Stated exercise: Copy the listing below in full and skip every picture.

Exercise data:
———

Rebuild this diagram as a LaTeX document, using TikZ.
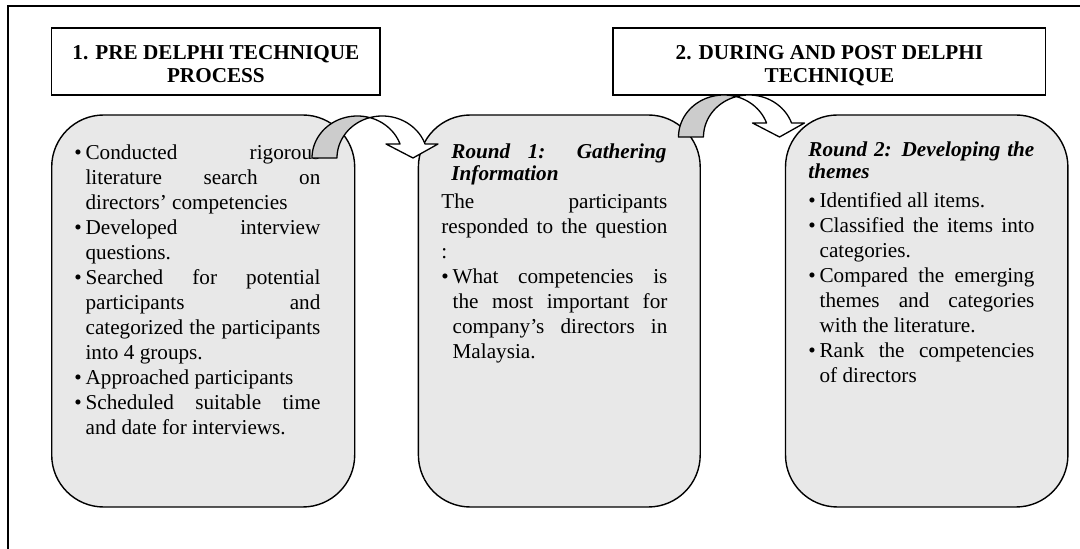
\documentclass[tikz,border=0pt]{standalone}
\usepackage{fontspec}
\setmainfont{Liberation Serif}
\definecolor{boxgray}{HTML}{E8E8E8}
\definecolor{arrgray}{HTML}{CCCCCC}
\newcommand\bitem[1]{\par\noindent\hangindent=5.6pt\hangafter=1\makebox[5.6pt][l]{\textbullet}#1}
\begin{document}
\begin{tikzpicture}[x=0.5pt,y=-0.5pt,
  titlebox/.style={draw, line width=0.85pt, fill=white, inner sep=0pt, minimum height=33.35pt},
  roundbox/.style={draw, line width=0.7pt, fill=boxgray, rounded corners=26pt, inner sep=0pt, minimum height=196pt},
  txt/.style={inner sep=0pt, anchor=base west, font=\fontsize{10.6}{12.5}\selectfont},
  head/.style={inner sep=0pt, anchor=base west, font=\fontsize{10.6}{11}\selectfont\bfseries\itshape},
  ttl/.style={inner sep=0pt, anchor=base, font=\fontsize{10.6}{11.5}\selectfont\bfseries},
  arr/.style={line width=0.65pt, line join=round}]
\useasboundingbox (0,0) rectangle (1080,549);
\clip (0,0) rectangle (1080,549);
% outer frame (cut by the page on right and bottom)
\draw[line width=1pt] (8,6) rectangle (1110,580);
% title boxes
\node[titlebox, minimum width=164.3pt] (t1) at (215.9,61.7) {};
\node[titlebox, minimum width=216.1pt] (t2) at (829.4,61.7) {};
\node[ttl] (t1txt) at (215.9,60) {\parbox[t]{160pt}{\centering 1. PRE DELPHI TECHNIQUE\\PROCESS}};
\node[ttl] (t2txt) at (829.4,60) {\parbox[t]{210pt}{\centering 2. DURING AND POST DELPHI\\TECHNIQUE}};
% rounded boxes
\node[roundbox, minimum width=151.5pt] (bA) at (203.2,311) {};
\node[roundbox, minimum width=140.9pt] (bB) at (559.3,311) {};
\node[roundbox, minimum width=141.2pt] (bC) at (926.7,311) {};
% box A text
\node[txt] (tA) at (74,160) {\parbox[t]{123pt}{%
\bitem{Conducted rigorous\linebreak literature search on\linebreak directors’ competencies}
\bitem{Developed interview\linebreak questions.}
\bitem{Searched for potential\linebreak participants and\linebreak categorized the participants\linebreak into 4 groups.}
\bitem{Approached participants}
\bitem{Scheduled suitable time\linebreak and date for interviews.}}};
% box B text
\node[head] (hB) at (451,158.5) {\parbox[t]{107.5pt}{Round 1: Gathering\linebreak Information}};
\node[txt] (tB) at (441,208.5) {\parbox[t]{113pt}{%
The participants\linebreak responded to the question\linebreak :
\bitem{What competencies is\linebreak the most important for\linebreak company’s directors in\linebreak Malaysia.}}};
% box C text
\node[head] (hC) at (808,157) {\parbox[t]{113pt}{Round 2: Developing the\linebreak themes}};
\node[txt] (tC) at (808,208) {\parbox[t]{113pt}{%
\bitem{Identified all items.}
\bitem{Classified the items into\linebreak categories.}
\bitem{Compared the emerging\linebreak themes and categories\linebreak with the literature.}
\bitem{Rank the competencies\linebreak of directors}}};
% curved down arrows
\foreach \dx/\dy in {0/0, 366.5/-21} {
\begin{scope}[shift={(\dx,\dy)}]
\filldraw[arr, fill=arrgray]
  plot[domain=180:286.02, samples=40] ({357.3+45.3*cos(\x)},{158+42*sin(\x)})
  -- plot[domain=253.98:180, samples=40] ({382.3+45.3*cos(\x)},{158+42*sin(\x)})
  -- cycle;
\filldraw[arr, fill=white]
  plot[domain=253.98:340.53, samples=40] ({382.3+45.3*cos(\x)},{158+42*sin(\x)})
  -- (438,144) -- (413,158) -- (386,144) -- (400,144)
  -- plot[domain=340.53:286.02, samples=40] ({357.3+45.3*cos(\x)},{158+42*sin(\x)})
  -- cycle;
\end{scope}
}
\end{tikzpicture}
\end{document}
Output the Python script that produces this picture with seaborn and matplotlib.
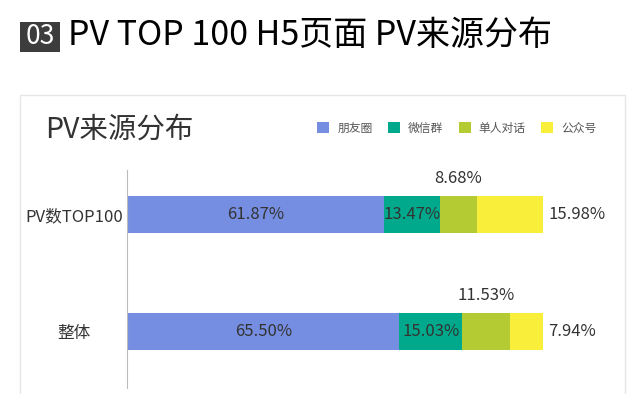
import matplotlib
matplotlib.use("Agg")
import matplotlib.pyplot as plt
from matplotlib.patches import Rectangle, Patch
import numpy as np
import pandas as pd
import seaborn as sns

# data
categories = ['PV数TOP100', '整体']
sources = ['朋友圈', '微信群', '单人对话', '公众号']
pengyouquan = [61.87, 65.50]
weixinqun = [13.47, 15.03]
danren = [8.68, 11.53]
gongzhonghao = [15.98, 7.94]
colors = ['#768EE1', '#00A98B', '#B5CB33', '#F9EE3A']

df = pd.DataFrame({'cat': categories, '朋友圈': pengyouquan, '微信群': weixinqun,
                   '单人对话': danren, '公众号': gongzhonghao})
cum = df[sources].cumsum(axis=1)

sns.set_style('white')
plt.rcParams['font.family'] = ['Noto Sans CJK SC', 'DejaVu Sans']

fig = plt.figure(figsize=(6.4, 3.94), dpi=100)
fig.patch.set_facecolor('white')

# header
fig.patches.append(Rectangle((20/640, 1-52/394), 40/640, 30/394, transform=fig.transFigure,
                             facecolor='#3d3d3d', edgecolor='none', zorder=-2))
fig.text(40/640, 1-37/394, '03', color='white', fontsize=19, ha='center', va='center')
fig.text(68/640, 1-36/394, 'PV TOP 100 H5页面 PV来源分布', color='black', fontsize=24.5,
         ha='left', va='center')

# card
fig.patches.append(Rectangle((20/640, -0.05), 605/640, 1.05-95/394, transform=fig.transFigure,
                             facecolor='white', edgecolor='#e6e6e6', lw=1, zorder=-2))
fig.text(45/640, 1-130/394, 'PV来源分布', color='#333333', fontsize=20.5, ha='left', va='center')

ax = fig.add_axes([127/640, 1-388/394, 416/640, 218/394])
ax.patch.set_alpha(0)

# stacked bars: draw cumulative totals from the end backwards
for i in range(len(sources) - 1, -1, -1):
    sns.barplot(x=cum[sources[i]], y=df['cat'], orient='h', color=colors[i],
                width=0.316, saturation=1, ax=ax, edgecolor='none')

ax.set_xlim(0, 100)
ax.set_ylim(1.483, -0.38)
ax.set_xlabel('')
ax.set_ylabel('')
ax.set_xticks([])
for s in ['top', 'right', 'bottom']:
    ax.spines[s].set_visible(False)
ax.spines['left'].set_color('#bbbbbb')
ax.tick_params(axis='y', length=0, pad=38, labelsize=12, labelcolor='#333333')
for t in ax.get_yticklabels():
    t.set_ha('center')

# value labels
for j in range(len(categories)):
    left = 0
    vals = [df.loc[j, s] for s in sources]
    for i, v in enumerate(vals):
        c = left + v / 2
        txt = f'{v:.2f}%'
        if i < 2:
            ax.text(c, j, txt, ha='center', va='center', fontsize=12, color='#333333')
        elif i == 2:
            ax.text(c, j - 0.31, txt, ha='center', va='center', fontsize=12, color='#333333')
        else:
            ax.text(101.3, j, txt, ha='left', va='center', fontsize=12, color='#333333')
        left += v

handles = [Patch(facecolor=c, edgecolor='none') for c in colors]
fig.legend(handles, sources, loc='center', bbox_to_anchor=(457/640, 1-128/394), ncol=4,
           frameon=False, fontsize=8.5, handlelength=1.0, handleheight=1.0,
           handletextpad=0.7, columnspacing=1.3, labelcolor='#555555')

fig.savefig('out.png', dpi=100, facecolor='white')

———

Result for this exercise:
Rebuild this diagram as a LaTeX document, using TikZ.
\documentclass[tikz,border=0pt]{standalone}
\usepackage{fontspec}
\setmainfont{Liberation Serif}
\definecolor{boxgray}{HTML}{E8E8E8}
\definecolor{arrgray}{HTML}{CCCCCC}
\newcommand\bitem[1]{\par\noindent\hangindent=5.6pt\hangafter=1\makebox[5.6pt][l]{\textbullet}#1}
\begin{document}
\begin{tikzpicture}[x=0.5pt,y=-0.5pt,
  titlebox/.style={draw, line width=0.85pt, fill=white, inner sep=0pt, minimum height=33.35pt},
  roundbox/.style={draw, line width=0.7pt, fill=boxgray, rounded corners=26pt, inner sep=0pt, minimum height=196pt},
  txt/.style={inner sep=0pt, anchor=base west, font=\fontsize{10.6}{12.5}\selectfont},
  head/.style={inner sep=0pt, anchor=base west, font=\fontsize{10.6}{11}\selectfont\bfseries\itshape},
  ttl/.style={inner sep=0pt, anchor=base, font=\fontsize{10.6}{11.5}\selectfont\bfseries},
  arr/.style={line width=0.65pt, line join=round}]
\useasboundingbox (0,0) rectangle (1080,549);
\clip (0,0) rectangle (1080,549);
% outer frame (cut by the page on right and bottom)
\draw[line width=1pt] (8,6) rectangle (1110,580);
% title boxes
\node[titlebox, minimum width=164.3pt] (t1) at (215.9,61.7) {};
\node[titlebox, minimum width=216.1pt] (t2) at (829.4,61.7) {};
\node[ttl] (t1txt) at (215.9,60) {\parbox[t]{160pt}{\centering 1. PRE DELPHI TECHNIQUE\\PROCESS}};
\node[ttl] (t2txt) at (829.4,60) {\parbox[t]{210pt}{\centering 2. DURING AND POST DELPHI\\TECHNIQUE}};
% rounded boxes
\node[roundbox, minimum width=151.5pt] (bA) at (203.2,311) {};
\node[roundbox, minimum width=140.9pt] (bB) at (559.3,311) {};
\node[roundbox, minimum width=141.2pt] (bC) at (926.7,311) {};
% box A text
\node[txt] (tA) at (74,160) {\parbox[t]{123pt}{%
\bitem{Conducted rigorous\linebreak literature search on\linebreak directors’ competencies}
\bitem{Developed interview\linebreak questions.}
\bitem{Searched for potential\linebreak participants and\linebreak categorized the participants\linebreak into 4 groups.}
\bitem{Approached participants}
\bitem{Scheduled suitable time\linebreak and date for interviews.}}};
% box B text
\node[head] (hB) at (451,158.5) {\parbox[t]{107.5pt}{Round 1: Gathering\linebreak Information}};
\node[txt] (tB) at (441,208.5) {\parbox[t]{113pt}{%
The participants\linebreak responded to the question\linebreak :
\bitem{What competencies is\linebreak the most important for\linebreak company’s directors in\linebreak Malaysia.}}};
% box C text
\node[head] (hC) at (808,157) {\parbox[t]{113pt}{Round 2: Developing the\linebreak themes}};
\node[txt] (tC) at (808,208) {\parbox[t]{113pt}{%
\bitem{Identified all items.}
\bitem{Classified the items into\linebreak categories.}
\bitem{Compared the emerging\linebreak themes and categories\linebreak with the literature.}
\bitem{Rank the competencies\linebreak of directors}}};
% curved down arrows
\foreach \dx/\dy in {0/0, 366.5/-21} {
\begin{scope}[shift={(\dx,\dy)}]
\filldraw[arr, fill=arrgray]
  plot[domain=180:286.02, samples=40] ({357.3+45.3*cos(\x)},{158+42*sin(\x)})
  -- plot[domain=253.98:180, samples=40] ({382.3+45.3*cos(\x)},{158+42*sin(\x)})
  -- cycle;
\filldraw[arr, fill=white]
  plot[domain=253.98:340.53, samples=40] ({382.3+45.3*cos(\x)},{158+42*sin(\x)})
  -- (438,144) -- (413,158) -- (386,144) -- (400,144)
  -- plot[domain=340.53:286.02, samples=40] ({357.3+45.3*cos(\x)},{158+42*sin(\x)})
  -- cycle;
\end{scope}
}
\end{tikzpicture}
\end{document}
Output the Python script that produces this picture with seaborn and matplotlib.
import matplotlib
matplotlib.use("Agg")
import matplotlib.pyplot as plt
from matplotlib.patches import Rectangle, Patch
import numpy as np
import pandas as pd
import seaborn as sns

# data
categories = ['PV数TOP100', '整体']
sources = ['朋友圈', '微信群', '单人对话', '公众号']
pengyouquan = [61.87, 65.50]
weixinqun = [13.47, 15.03]
danren = [8.68, 11.53]
gongzhonghao = [15.98, 7.94]
colors = ['#768EE1', '#00A98B', '#B5CB33', '#F9EE3A']

df = pd.DataFrame({'cat': categories, '朋友圈': pengyouquan, '微信群': weixinqun,
                   '单人对话': danren, '公众号': gongzhonghao})
cum = df[sources].cumsum(axis=1)

sns.set_style('white')
plt.rcParams['font.family'] = ['Noto Sans CJK SC', 'DejaVu Sans']

fig = plt.figure(figsize=(6.4, 3.94), dpi=100)
fig.patch.set_facecolor('white')

# header
fig.patches.append(Rectangle((20/640, 1-52/394), 40/640, 30/394, transform=fig.transFigure,
                             facecolor='#3d3d3d', edgecolor='none', zorder=-2))
fig.text(40/640, 1-37/394, '03', color='white', fontsize=19, ha='center', va='center')
fig.text(68/640, 1-36/394, 'PV TOP 100 H5页面 PV来源分布', color='black', fontsize=24.5,
         ha='left', va='center')

# card
fig.patches.append(Rectangle((20/640, -0.05), 605/640, 1.05-95/394, transform=fig.transFigure,
                             facecolor='white', edgecolor='#e6e6e6', lw=1, zorder=-2))
fig.text(45/640, 1-130/394, 'PV来源分布', color='#333333', fontsize=20.5, ha='left', va='center')

ax = fig.add_axes([127/640, 1-388/394, 416/640, 218/394])
ax.patch.set_alpha(0)

# stacked bars: draw cumulative totals from the end backwards
for i in range(len(sources) - 1, -1, -1):
    sns.barplot(x=cum[sources[i]], y=df['cat'], orient='h', color=colors[i],
                width=0.316, saturation=1, ax=ax, edgecolor='none')

ax.set_xlim(0, 100)
ax.set_ylim(1.483, -0.38)
ax.set_xlabel('')
ax.set_ylabel('')
ax.set_xticks([])
for s in ['top', 'right', 'bottom']:
    ax.spines[s].set_visible(False)
ax.spines['left'].set_color('#bbbbbb')
ax.tick_params(axis='y', length=0, pad=38, labelsize=12, labelcolor='#333333')
for t in ax.get_yticklabels():
    t.set_ha('center')

# value labels
for j in range(len(categories)):
    left = 0
    vals = [df.loc[j, s] for s in sources]
    for i, v in enumerate(vals):
        c = left + v / 2
        txt = f'{v:.2f}%'
        if i < 2:
            ax.text(c, j, txt, ha='center', va='center', fontsize=12, color='#333333')
        elif i == 2:
            ax.text(c, j - 0.31, txt, ha='center', va='center', fontsize=12, color='#333333')
        else:
            ax.text(101.3, j, txt, ha='left', va='center', fontsize=12, color='#333333')
        left += v

handles = [Patch(facecolor=c, edgecolor='none') for c in colors]
fig.legend(handles, sources, loc='center', bbox_to_anchor=(457/640, 1-128/394), ncol=4,
           frameon=False, fontsize=8.5, handlelength=1.0, handleheight=1.0,
           handletextpad=0.7, columnspacing=1.3, labelcolor='#555555')

fig.savefig('out.png', dpi=100, facecolor='white')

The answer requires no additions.